A Few Examples of What Actually Happens Over Christmas

Day 121

Today I watched my brother vacuum his car. Merry friggin Christmas. This was one of the most exciting events that have occurred over the past two (Christmas) days, here are a few others:

We went to go visit my grandmother today. My mother gave her a cranberry-colored sweatsuit and she cried tears of happiness while in the other room another resident was making all sorts of racket. I spent most of the visit trying to discern whether he was moaning, puking, crying, or yelling. I guess I'll never know.

Yesterday we had tacos for Christmas dinner. While we were consuming these tacos my brother accused my father of being a racist. My dad said he didn't like "shit for people." This is his term to describe all different sorts of ethnic minorities and white people who make meth. I kind of wish I would've pointed out that the taco he loved so much was a food from another culture.

Also yesterday I watched the movie, 13 Going on 30 which stars Jennifer Garner. It was an alright film (confession: I am a sucker for Romantic Comedies) except that it starred Jennifer Garner. I can't watch a film with her in it without spending the entire 112 minutes wondering what she eats, when she eats, and when and how she works out. Maybe I'll hold a telethon in her honor: Let's Buy Jenny G a Double Cheeseburger and Fries. Maybe if that succeeds we could move on to feed others like Kiera Knightly.

Tonight I watched the Charlie Brown Christmas movie. I love how it starts out: Charlie moping around saying that he is sooo depressed. I love how Lucy uses the word, "Incidentally." I love that when Linus is asked what he is gonna do with his blanket when he grows up he says, "Maybe I'll turn it into a sportcoat." I love how when Charlie Brown is super depressed to the point of maybe being suicidal nobody listens to him and calls him a "Blockhead.". But most of all I love that when I was a little kid I didn't understand any of this.

Tonight the weatherman wore a holiday sweater-vest over a holiday turtleneck. It was exciting.

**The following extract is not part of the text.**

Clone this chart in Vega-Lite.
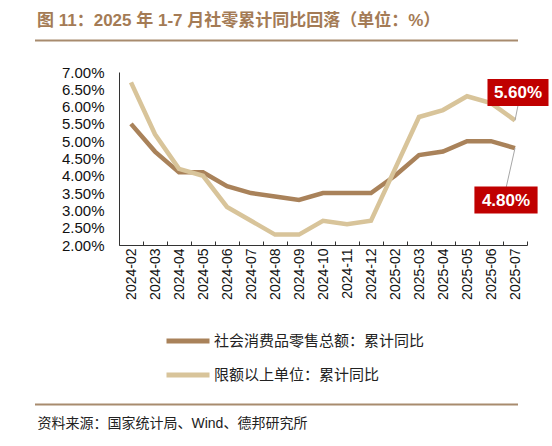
{
  "$schema": "https://vega.github.io/schema/vega-lite/v6.json",
  "width": 408,
  "height": 173,
  "autosize": "none",
  "padding": {"left": 119, "top": 72, "right": 25, "bottom": 201},
  "background": "white",
  "config": {
    "view": {"stroke": null},
    "font": "Liberation Sans, Noto Sans CJK SC"
  },
  "title": {
    "text": "图 11：2025 年 1-7 月社零累计同比回落（单位：%）",
    "anchor": "start",
    "frame": "group",
    "dx": -82,
    "offset": 10,
    "fontSize": 17,
    "fontWeight": "bold",
    "color": "#A47B55",
    "font": "Liberation Sans, Noto Sans CJK SC"
  },
  "data": {
    "values": [
      {"month": "2024-02", "series": "社会消费品零售总额：累计同比", "value": 0.055},
      {"month": "2024-03", "series": "社会消费品零售总额：累计同比", "value": 0.047},
      {"month": "2024-04", "series": "社会消费品零售总额：累计同比", "value": 0.041},
      {"month": "2024-05", "series": "社会消费品零售总额：累计同比", "value": 0.041},
      {"month": "2024-06", "series": "社会消费品零售总额：累计同比", "value": 0.037},
      {"month": "2024-07", "series": "社会消费品零售总额：累计同比", "value": 0.035},
      {"month": "2024-08", "series": "社会消费品零售总额：累计同比", "value": 0.034},
      {"month": "2024-09", "series": "社会消费品零售总额：累计同比", "value": 0.033},
      {"month": "2024-10", "series": "社会消费品零售总额：累计同比", "value": 0.035},
      {"month": "2024-11", "series": "社会消费品零售总额：累计同比", "value": 0.035},
      {"month": "2024-12", "series": "社会消费品零售总额：累计同比", "value": 0.035},
      {"month": "2025-02", "series": "社会消费品零售总额：累计同比", "value": 0.040},
      {"month": "2025-03", "series": "社会消费品零售总额：累计同比", "value": 0.046},
      {"month": "2025-04", "series": "社会消费品零售总额：累计同比", "value": 0.047},
      {"month": "2025-05", "series": "社会消费品零售总额：累计同比", "value": 0.050},
      {"month": "2025-06", "series": "社会消费品零售总额：累计同比", "value": 0.050},
      {"month": "2025-07", "series": "社会消费品零售总额：累计同比", "value": 0.048},
      {"month": "2024-02", "series": "限额以上单位：累计同比", "value": 0.067},
      {"month": "2024-03", "series": "限额以上单位：累计同比", "value": 0.052},
      {"month": "2024-04", "series": "限额以上单位：累计同比", "value": 0.042},
      {"month": "2024-05", "series": "限额以上单位：累计同比", "value": 0.040},
      {"month": "2024-06", "series": "限额以上单位：累计同比", "value": 0.031},
      {"month": "2024-07", "series": "限额以上单位：累计同比", "value": 0.027},
      {"month": "2024-08", "series": "限额以上单位：累计同比", "value": 0.023},
      {"month": "2024-09", "series": "限额以上单位：累计同比", "value": 0.023},
      {"month": "2024-10", "series": "限额以上单位：累计同比", "value": 0.027},
      {"month": "2024-11", "series": "限额以上单位：累计同比", "value": 0.026},
      {"month": "2024-12", "series": "限额以上单位：累计同比", "value": 0.027},
      {"month": "2025-02", "series": "限额以上单位：累计同比", "value": 0.042},
      {"month": "2025-03", "series": "限额以上单位：累计同比", "value": 0.057},
      {"month": "2025-04", "series": "限额以上单位：累计同比", "value": 0.059},
      {"month": "2025-05", "series": "限额以上单位：累计同比", "value": 0.063},
      {"month": "2025-06", "series": "限额以上单位：累计同比", "value": 0.061},
      {"month": "2025-07", "series": "限额以上单位：累计同比", "value": 0.056}
    ]
  },
  "encoding": {
    "x": {
      "field": "month",
      "type": "ordinal",
      "scale": {"type": "band", "paddingInner": 0, "paddingOuter": 0},
      "axis": {
        "title": "资料来源：国家统计局、Wind、德邦研究所",
        "titleAnchor": "start",
        "titleAlign": "left",
        "titleBaseline": "middle",
        "titleX": -82,
        "titleY": 178,
        "titleFontSize": 14,
        "titleFontWeight": "normal",
        "titleColor": "#222222",
        "titleFont": "Liberation Sans, Noto Sans CJK SC",
        "labelAngle": -90,
        "labelFontSize": 14,
        "labelColor": "#111111",
        "labelPadding": 7,
        "tickBand": "extent",
        "tickSize": -4,
        "tickColor": "#333333",
        "domainColor": "#333333",
        "grid": false
      }
    },
    "y": {
      "field": "value",
      "type": "quantitative",
      "scale": {"domain": [0.02, 0.07], "nice": false, "zero": false},
      "axis": {
        "title": null,
        "format": ".2%",
        "values": [0.02, 0.025, 0.03, 0.035, 0.04, 0.045, 0.05, 0.055, 0.06, 0.065, 0.07],
        "labelFontSize": 15,
        "labelColor": "#111111",
        "labelPadding": 15,
        "ticks": false,
        "domainColor": "#333333",
        "grid": false
      }
    }
  },
  "layer": [
    {
      "mark": {"type": "line", "strokeWidth": 4.5, "strokeJoin": "miter"},
      "encoding": {
        "color": {
          "field": "series",
          "type": "nominal",
          "scale": {
            "domain": ["社会消费品零售总额：累计同比", "限额以上单位：累计同比"],
            "range": ["#A9825A", "#D8C49A"]
          },
          "legend": {
            "title": null,
            "orient": "none",
            "legendX": 45,
            "legendY": 245,
            "direction": "vertical",
            "symbolType": "stroke",
            "symbolSize": 1849,
            "symbolStrokeWidth": 5,
            "labelFontSize": 15,
            "labelColor": "#222222",
            "labelFont": "Noto Sans CJK SC",
            "labelOffset": 2,
            "labelLimit": 400,
            "rowPadding": -8
          }
        }
      }
    },
    {
      "transform": [{"filter": "datum.month == '2025-07' && datum.value > 0.05"}],
      "mark": {"type": "rule", "color": "#A6A6A6", "strokeWidth": 1, "x2Offset": 3, "y2Offset": -15},
      "encoding": {"x2": {"field": "month"}, "y2": {"field": "value"}}
    },
    {
      "transform": [{"filter": "datum.month == '2025-07' && datum.value < 0.05"}],
      "mark": {"type": "rule", "color": "#A6A6A6", "strokeWidth": 1, "x2Offset": -9, "y2Offset": 40},
      "encoding": {"x2": {"field": "month"}, "y2": {"field": "value"}}
    },
    {
      "transform": [{"filter": "datum.month == '2025-07' && datum.value > 0.05"}],
      "mark": {"type": "point", "shape": "M-2.26,-1H2.26V1H-2.26Z", "size": 729, "filled": true, "opacity": 1, "color": "#C00000", "xOffset": 3, "yOffset": -28},
      "encoding": {}
    },
    {
      "transform": [{"filter": "datum.month == '2025-07' && datum.value < 0.05"}],
      "mark": {"type": "point", "shape": "M-2.34,-1H2.34V1H-2.34Z", "size": 729, "filled": true, "opacity": 1, "color": "#C00000", "xOffset": -9, "yOffset": 52},
      "encoding": {}
    },
    {
      "transform": [{"filter": "datum.month == '2025-07' && datum.value > 0.05"}],
      "mark": {"type": "text", "color": "white", "fontSize": 17, "fontWeight": "bold", "font": "Liberation Sans", "baseline": "middle", "xOffset": 3, "yOffset": -27},
      "encoding": {"text": {"field": "value", "type": "quantitative", "format": ".2%"}}
    },
    {
      "transform": [{"filter": "datum.month == '2025-07' && datum.value < 0.05"}],
      "mark": {"type": "text", "color": "white", "fontSize": 17, "fontWeight": "bold", "font": "Liberation Sans", "baseline": "middle", "xOffset": -9, "yOffset": 53},
      "encoding": {"text": {"field": "value", "type": "quantitative", "format": ".2%"}}
    },
    {
      "data": {"values": [{"line": "top"}]},
      "mark": {"type": "rule", "color": "#A88B6E", "strokeWidth": 2},
      "encoding": {"x": {"value": -84}, "x2": {"value": 399}, "y": {"value": -31.5}}
    },
    {
      "data": {"values": [{"line": "bottom"}]},
      "mark": {"type": "rule", "color": "#A88B6E", "strokeWidth": 2},
      "encoding": {"x": {"value": -84}, "x2": {"value": 399}, "y": {"value": 332.5}}
    }
  ]
}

I almost forgot, tonight when my mother was about to open a present from my father he said, "I bet you can't guess what it is. You'll never guess." She smiled and I rattled off, "I bet it's suet cakes for the birds." Guess what it was... I should walk on over to the nearest psychic studio and tell them I have the gift just like my friend did a few years ago, except I would be saying it for real. Hey, if they were so psychic why didn't they know my friend was coming and booby trap the door with a bucket of water? Maybe they don't have abilities like my suet premonitions.

I finished reading a huge book this evening only to have the last few pages be a dream. Not the Alice in Wonderland sort where the entire story was a dream, but still. I get enough of people recounting their dreams. The past month or so has been the "Recount my Dream on Facebook" chain reaction month. It's almost gotten to the point where I only check my account twice a day instead of ten times. I wonder if I could possibly dream that everyone on facebook who writes their dreams down as their status updates would get warts and boils...and then write it on my wall and then have it come true.

Wait, my mother just said, "Go away, I hate you," to me. That may be the most exciting thing that happened all Christmas, but it's hard to beat watching your brother vacuum his car.